The report’s key takeaway is clear: Intellectual property-intensive industries are a major, integral, and growing part of the U.S. economy. These sectors directly accounted for 27.9 million jobs in 2014 (up 800,000 from 2010) and accounted for 29.8 percent of all jobs in the United States. Of all of those jobs, copyright-intensive industries were home to 5.6 million jobs (compared to 5.1 million in 2010), and patent-intensive industries were home to 3.9 million jobs (compared to 3.8 million in 2010).

Not only do these sectors provide a lot of jobs, they’re better paying jobs. Workers in intellectual property-intensive sectors are earning an ever-growing wage premium over workers in other sectors. In 2014, workers in IP-intensive industries earned an average weekly wage of $1,312, 46 percent higher than the $896 average weekly wage in non-IP-intensive industries in the private sector. This wage premium continues to grow—up 24 percentage points since 1990.

Since the Department of Commerce’s first report on this topic released in 2010, there has been similar research in Europe. It has come to the same conclusion: Intellectual property plays a significant role in the European economy. Using a similar methodology, a European Union report from 2013 finds that IP-intensive industries generated €4.7 trillion worth of economic activity, which amounted to almost 39 percent of the European Union’s GDP. These intellectual property-intensive industries directly employed 56.5 million Europeans, accounting for almost 26 percent of all jobs. A separate European Union study used firm-level data from over 130,000 companies to find that firms that owned intellectual property earned 29 percent more in revenue per employee and paid 20 percent more in wages compared to the average. This difference is even more significant for small and medium enterprises that own IP; these firms earn 32 percent more in revenue per employee compared to their counterparts with no IP.

The data provided by the Department of Commerce’s report can help make sure that intellectual property is not overlooked or mischaracterized as something that is only of interest to certain sectors or a small part of the U.S. economy. On the international front, the U.S. Bureau of Economic Analysis is building on this through its ongoing efforts to better capture intellectual property’s role in international trade (as a part of international trade in services). The logical next step, as the Department of Commerce points out, is to do further firm-level research on the role of intellectual property and to find ways to identify causal links between intellectual property and economic outcomes in the U.S. economy. Collecting and reporting intellectual property data for sectors at the state level would be another valuable area to add. The ultimate aim would be set up mechanisms that would capture, measure, analyze, and report intellectual property statistics at the state-, national-, industry- and firm-level on a regular basis to provide a better idea as to the state of intellectual property in the U.S. economy.
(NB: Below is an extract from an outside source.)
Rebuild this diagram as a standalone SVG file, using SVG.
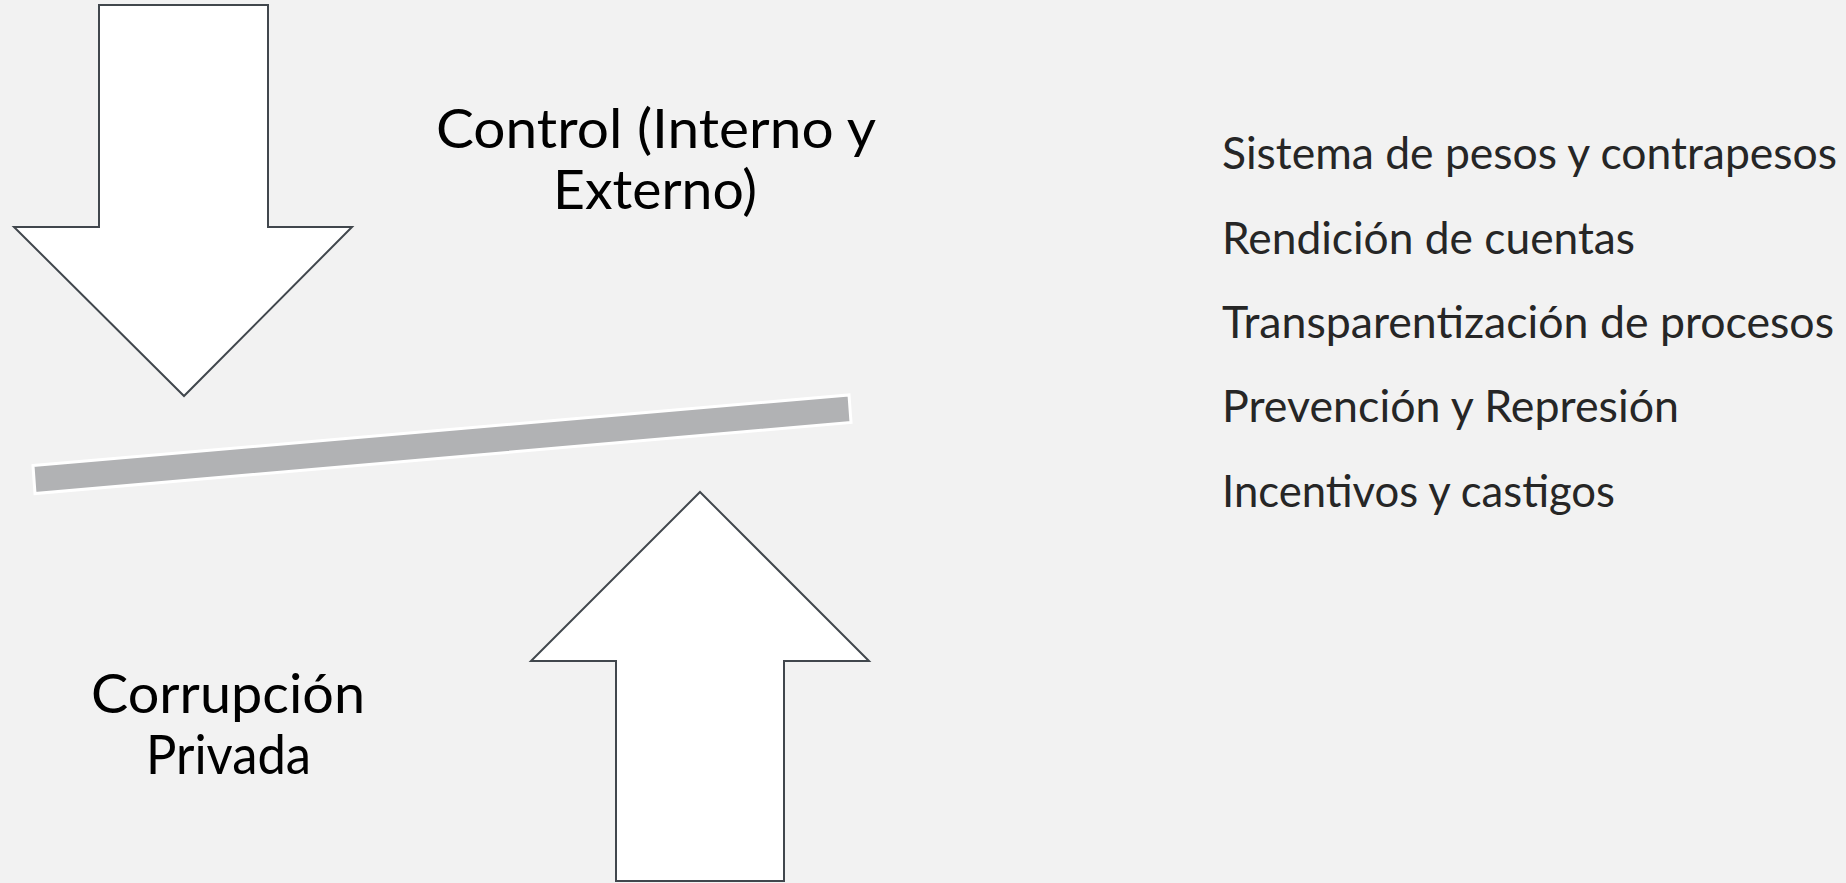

The shrill debate over the intellectual property chapter in the Trans-Pacific Partnership trade agreement shows that there are many opponents out there who remain fundamentally opposed to America’s approach to intellectual property, despite its clear success in spurring innovation and economic growth. As ITIF recently wrote, these criticisms do not stand up to closer scrutiny. Many of the opponents are ideologically opposed to intellectual property, especially the extension of commonsense rules that exist in the offline world to the online one. Ultimately, the figures in this report should make it clear to policymakers that the impact of weaker intellectual property in the United States and overseas, such as those advocated by the Electronic Frontier Foundation and others, would have negative economic consequences on a wide number of sectors and workers in the U.S. economy.